» **Aim of the task**
Without the pictures, set down the records below word for word.

» **Material shown**
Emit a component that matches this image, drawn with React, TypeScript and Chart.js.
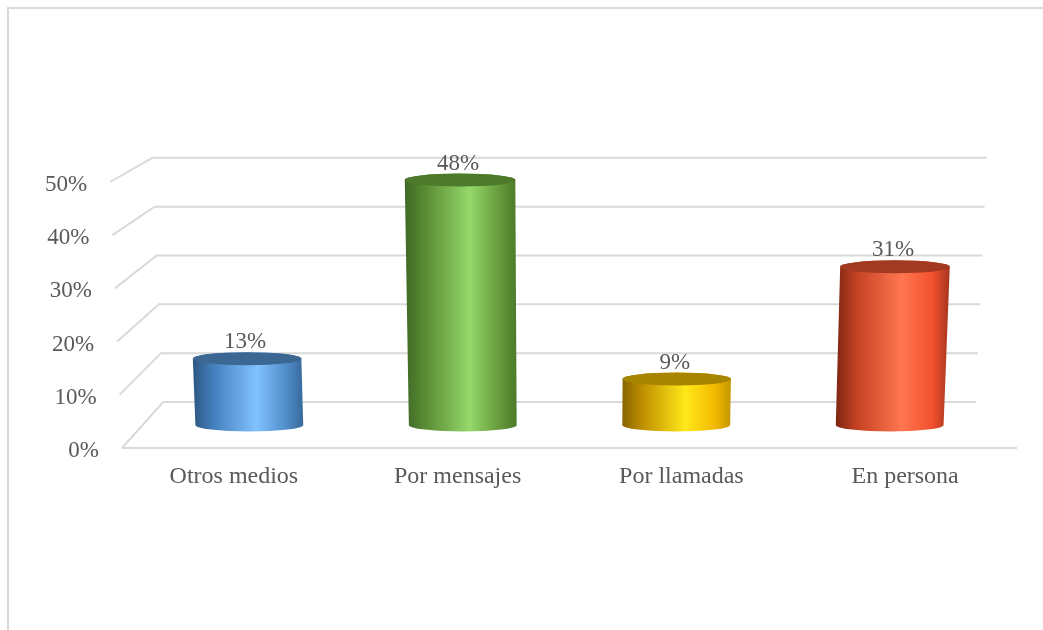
import { useEffect, useRef } from 'react';
import { Chart, registerables } from 'chart.js';

Chart.register(...registerables);

const CATEGORIES = ['Otros medios', 'Por mensajes', 'Por llamadas', 'En persona'];
const VALUES = [13, 48, 9, 31];
const DATA_LABELS = ['13%', '48%', '9%', '31%'];
const TICK_VALUES = [0, 10, 20, 30, 40, 50];
const TICK_LABELS = ['0%', '10%', '20%', '30%', '40%', '50%'];

const BODY_STOPS: [number, string][][] = [
  [[0, '#2c5682'], [0.2, '#4782c0'], [0.58, '#80c2ff'], [0.85, '#4f8cc8'], [1, '#386a9c']],
  [[0, '#3f6826'], [0.2, '#5c8f35'], [0.58, '#94d86a'], [0.85, '#66993b'], [1, '#4c7a2a']],
  [[0, '#876500'], [0.2, '#c29200'], [0.58, '#ffe81a'], [0.85, '#f4ba00'], [1, '#c49600']],
  [[0, '#7e2511'], [0.2, '#c94425'], [0.58, '#ff7650'], [0.85, '#f2502d'], [1, '#a5351e']],
];
const TOP_COLORS = ['#3c6792', '#4c7a2a', '#a88500', '#a13a21'];

const TEXT = '#595959';
const GRID = '#d9d9d9';
const KX_BACK = 0.908;
const KY_BACK = 0.918;
const LEAN = 1.0e-4;
const CYL_DEPTH = 0.5;
const RY = 6.5;

function project(chart: any, xf: number, v: number, d: number) {
  const area = chart.chartArea;
  const y0 = chart.scales.y.getPixelForValue(v);
  const cx = (area.left + area.right) / 2;
  const vy = area.bottom - 561;
  const x0 = cx + (xf - cx) * (1 + LEAN * (area.bottom - y0));
  const kx = 1 - d * (1 - KX_BACK);
  const ky = 1 - d * (1 - KY_BACK);
  return { x: cx + kx * (x0 - cx), y: vy + ky * (y0 - vy) };
}

const perspectivePlugin = {
  id: 'perspective3d',
  beforeDatasetsDraw(chart: any) {
    const ctx = chart.ctx;
    const area = chart.chartArea;
    ctx.save();
    ctx.strokeStyle = GRID;
    ctx.lineWidth = 2;
    TICK_VALUES.forEach((v) => {
      const a = project(chart, area.left, v, 0);
      const b = project(chart, area.left, v, 1);
      const c = project(chart, area.right, v, 1);
      ctx.beginPath();
      ctx.moveTo(a.x, a.y);
      ctx.lineTo(b.x, b.y);
      ctx.lineTo(c.x, c.y);
      ctx.stroke();
    });
    const f1 = project(chart, area.left, 0, 0);
    const f2 = project(chart, area.right, 0, 0);
    ctx.beginPath();
    ctx.moveTo(f1.x, f1.y);
    ctx.lineTo(f2.x, f2.y);
    ctx.stroke();

    ctx.fillStyle = TEXT;
    ctx.font = '23px "Liberation Serif"';
    ctx.textAlign = 'right';
    ctx.textBaseline = 'middle';
    TICK_VALUES.forEach((v, i) => {
      const a = project(chart, area.left, v, 0);
      ctx.fillText(TICK_LABELS[i], a.x - 23, a.y + 3);
    });
    ctx.font = '24px "Liberation Serif"';
    ctx.textAlign = 'center';
    const xs = chart.scales.x;
    CATEGORIES.forEach((c, i) => {
      ctx.fillText(c, xs.getPixelForValue(i), area.bottom + 29);
    });
    ctx.restore();
  },
  afterDatasetsDraw(chart: any) {
    const ctx = chart.ctx;
    const meta = chart.getDatasetMeta(0);
    ctx.save();
    meta.data.forEach((el: any, i: number) => {
      const w = el.width;
      const xl = el.x - w / 2;
      const xr = el.x + w / 2;
      const v = VALUES[i];
      const bl = project(chart, xl, 0, CYL_DEPTH);
      const br = project(chart, xr, 0, CYL_DEPTH);
      const tl = project(chart, xl, v, CYL_DEPTH);
      const tr = project(chart, xr, v, CYL_DEPTH);
      const bcx = (bl.x + br.x) / 2;
      const brx = (br.x - bl.x) / 2;
      const tcx = (tl.x + tr.x) / 2;
      const trx = (tr.x - tl.x) / 2;
      const grad = ctx.createLinearGradient(Math.min(bl.x, tl.x), 0, Math.max(br.x, tr.x), 0);
      BODY_STOPS[i].forEach(([o, c]) => grad.addColorStop(o, c));
      ctx.beginPath();
      ctx.moveTo(tl.x, tl.y);
      ctx.lineTo(bl.x, bl.y);
      ctx.ellipse(bcx, bl.y, brx, RY, 0, Math.PI, 0, true);
      ctx.lineTo(tr.x, tr.y);
      ctx.ellipse(tcx, tl.y, trx, RY, 0, 0, Math.PI, true);
      ctx.closePath();
      ctx.fillStyle = grad;
      ctx.fill();
      ctx.beginPath();
      ctx.ellipse(tcx, tl.y, trx, RY, 0, 0, Math.PI * 2);
      ctx.fillStyle = TOP_COLORS[i];
      ctx.fill();

      ctx.fillStyle = TEXT;
      ctx.font = '23px "Liberation Serif"';
      ctx.textAlign = 'center';
      ctx.textBaseline = 'middle';
      ctx.fillText(DATA_LABELS[i], tcx - 2, tl.y - RY - 10);
    });
    ctx.restore();
  },
};

export default function App() {
  const ref = useRef<HTMLCanvasElement | null>(null);
  useEffect(() => {
    if (!ref.current) return;
    const chart = new Chart(ref.current, {
      type: 'bar',
      data: {
        labels: CATEGORIES,
        datasets: [
          {
            data: VALUES,
            backgroundColor: 'rgba(0,0,0,0)',
            borderWidth: 0,
            barPercentage: 0.505,
            categoryPercentage: 1,
          },
        ],
      },
      options: {
        responsive: false,
        animation: false,
        events: [],
        layout: { padding: { left: 122, right: 26, top: 182, bottom: 182 } },
        plugins: { legend: { display: false }, tooltip: { enabled: false } },
        scales: {
          x: { display: false, offset: true, grid: { display: false } },
          y: { display: false, min: 0, max: 50, ticks: { stepSize: 10 } },
        },
      },
      plugins: [perspectivePlugin],
    });
    return () => chart.destroy();
  }, []);
  return (
    <div style={{ position: 'fixed', left: 0, top: 0, width: 1043, height: 630, background: '#fff' }}>
      <div
        style={{
          position: 'absolute',
          left: 7,
          top: 7,
          width: 1036,
          height: 623,
          boxSizing: 'border-box',
          borderLeft: '2px solid #d9d9d9',
          borderTop: '2px solid #d9d9d9',
        }}
      />
      <canvas ref={ref} width={1043} height={630} style={{ position: 'absolute', left: 0, top: 0, width: 1043, height: 630 }} />
    </div>
  );
}
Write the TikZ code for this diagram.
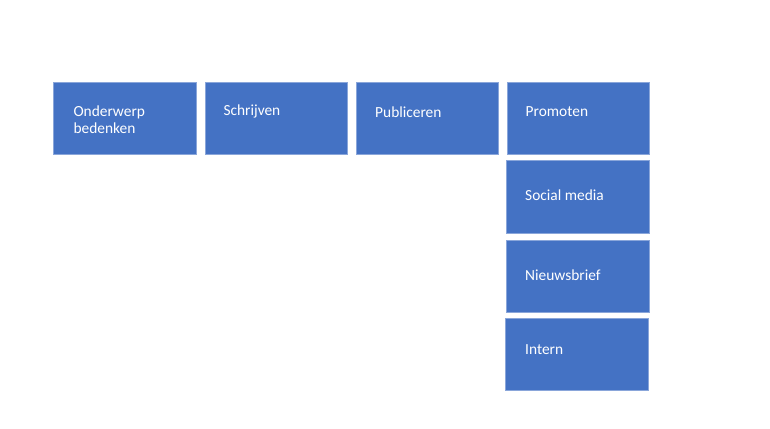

» **The answer**
Emit a component that matches this image, drawn with React, TypeScript and Chart.js.
import { useEffect, useRef } from 'react';
import { Chart, registerables } from 'chart.js';

Chart.register(...registerables);

const CATEGORIES = ['Otros medios', 'Por mensajes', 'Por llamadas', 'En persona'];
const VALUES = [13, 48, 9, 31];
const DATA_LABELS = ['13%', '48%', '9%', '31%'];
const TICK_VALUES = [0, 10, 20, 30, 40, 50];
const TICK_LABELS = ['0%', '10%', '20%', '30%', '40%', '50%'];

const BODY_STOPS: [number, string][][] = [
  [[0, '#2c5682'], [0.2, '#4782c0'], [0.58, '#80c2ff'], [0.85, '#4f8cc8'], [1, '#386a9c']],
  [[0, '#3f6826'], [0.2, '#5c8f35'], [0.58, '#94d86a'], [0.85, '#66993b'], [1, '#4c7a2a']],
  [[0, '#876500'], [0.2, '#c29200'], [0.58, '#ffe81a'], [0.85, '#f4ba00'], [1, '#c49600']],
  [[0, '#7e2511'], [0.2, '#c94425'], [0.58, '#ff7650'], [0.85, '#f2502d'], [1, '#a5351e']],
];
const TOP_COLORS = ['#3c6792', '#4c7a2a', '#a88500', '#a13a21'];

const TEXT = '#595959';
const GRID = '#d9d9d9';
const KX_BACK = 0.908;
const KY_BACK = 0.918;
const LEAN = 1.0e-4;
const CYL_DEPTH = 0.5;
const RY = 6.5;

function project(chart: any, xf: number, v: number, d: number) {
  const area = chart.chartArea;
  const y0 = chart.scales.y.getPixelForValue(v);
  const cx = (area.left + area.right) / 2;
  const vy = area.bottom - 561;
  const x0 = cx + (xf - cx) * (1 + LEAN * (area.bottom - y0));
  const kx = 1 - d * (1 - KX_BACK);
  const ky = 1 - d * (1 - KY_BACK);
  return { x: cx + kx * (x0 - cx), y: vy + ky * (y0 - vy) };
}

const perspectivePlugin = {
  id: 'perspective3d',
  beforeDatasetsDraw(chart: any) {
    const ctx = chart.ctx;
    const area = chart.chartArea;
    ctx.save();
    ctx.strokeStyle = GRID;
    ctx.lineWidth = 2;
    TICK_VALUES.forEach((v) => {
      const a = project(chart, area.left, v, 0);
      const b = project(chart, area.left, v, 1);
      const c = project(chart, area.right, v, 1);
      ctx.beginPath();
      ctx.moveTo(a.x, a.y);
      ctx.lineTo(b.x, b.y);
      ctx.lineTo(c.x, c.y);
      ctx.stroke();
    });
    const f1 = project(chart, area.left, 0, 0);
    const f2 = project(chart, area.right, 0, 0);
    ctx.beginPath();
    ctx.moveTo(f1.x, f1.y);
    ctx.lineTo(f2.x, f2.y);
    ctx.stroke();

    ctx.fillStyle = TEXT;
    ctx.font = '23px "Liberation Serif"';
    ctx.textAlign = 'right';
    ctx.textBaseline = 'middle';
    TICK_VALUES.forEach((v, i) => {
      const a = project(chart, area.left, v, 0);
      ctx.fillText(TICK_LABELS[i], a.x - 23, a.y + 3);
    });
    ctx.font = '24px "Liberation Serif"';
    ctx.textAlign = 'center';
    const xs = chart.scales.x;
    CATEGORIES.forEach((c, i) => {
      ctx.fillText(c, xs.getPixelForValue(i), area.bottom + 29);
    });
    ctx.restore();
  },
  afterDatasetsDraw(chart: any) {
    const ctx = chart.ctx;
    const meta = chart.getDatasetMeta(0);
    ctx.save();
    meta.data.forEach((el: any, i: number) => {
      const w = el.width;
      const xl = el.x - w / 2;
      const xr = el.x + w / 2;
      const v = VALUES[i];
      const bl = project(chart, xl, 0, CYL_DEPTH);
      const br = project(chart, xr, 0, CYL_DEPTH);
      const tl = project(chart, xl, v, CYL_DEPTH);
      const tr = project(chart, xr, v, CYL_DEPTH);
      const bcx = (bl.x + br.x) / 2;
      const brx = (br.x - bl.x) / 2;
      const tcx = (tl.x + tr.x) / 2;
      const trx = (tr.x - tl.x) / 2;
      const grad = ctx.createLinearGradient(Math.min(bl.x, tl.x), 0, Math.max(br.x, tr.x), 0);
      BODY_STOPS[i].forEach(([o, c]) => grad.addColorStop(o, c));
      ctx.beginPath();
      ctx.moveTo(tl.x, tl.y);
      ctx.lineTo(bl.x, bl.y);
      ctx.ellipse(bcx, bl.y, brx, RY, 0, Math.PI, 0, true);
      ctx.lineTo(tr.x, tr.y);
      ctx.ellipse(tcx, tl.y, trx, RY, 0, 0, Math.PI, true);
      ctx.closePath();
      ctx.fillStyle = grad;
      ctx.fill();
      ctx.beginPath();
      ctx.ellipse(tcx, tl.y, trx, RY, 0, 0, Math.PI * 2);
      ctx.fillStyle = TOP_COLORS[i];
      ctx.fill();

      ctx.fillStyle = TEXT;
      ctx.font = '23px "Liberation Serif"';
      ctx.textAlign = 'center';
      ctx.textBaseline = 'middle';
      ctx.fillText(DATA_LABELS[i], tcx - 2, tl.y - RY - 10);
    });
    ctx.restore();
  },
};

export default function App() {
  const ref = useRef<HTMLCanvasElement | null>(null);
  useEffect(() => {
    if (!ref.current) return;
    const chart = new Chart(ref.current, {
      type: 'bar',
      data: {
        labels: CATEGORIES,
        datasets: [
          {
            data: VALUES,
            backgroundColor: 'rgba(0,0,0,0)',
            borderWidth: 0,
            barPercentage: 0.505,
            categoryPercentage: 1,
          },
        ],
      },
      options: {
        responsive: false,
        animation: false,
        events: [],
        layout: { padding: { left: 122, right: 26, top: 182, bottom: 182 } },
        plugins: { legend: { display: false }, tooltip: { enabled: false } },
        scales: {
          x: { display: false, offset: true, grid: { display: false } },
          y: { display: false, min: 0, max: 50, ticks: { stepSize: 10 } },
        },
      },
      plugins: [perspectivePlugin],
    });
    return () => chart.destroy();
  }, []);
  return (
    <div style={{ position: 'fixed', left: 0, top: 0, width: 1043, height: 630, background: '#fff' }}>
      <div
        style={{
          position: 'absolute',
          left: 7,
          top: 7,
          width: 1036,
          height: 623,
          boxSizing: 'border-box',
          borderLeft: '2px solid #d9d9d9',
          borderTop: '2px solid #d9d9d9',
        }}
      />
      <canvas ref={ref} width={1043} height={630} style={{ position: 'absolute', left: 0, top: 0, width: 1043, height: 630 }} />
    </div>
  );
}
Write the TikZ code for this diagram.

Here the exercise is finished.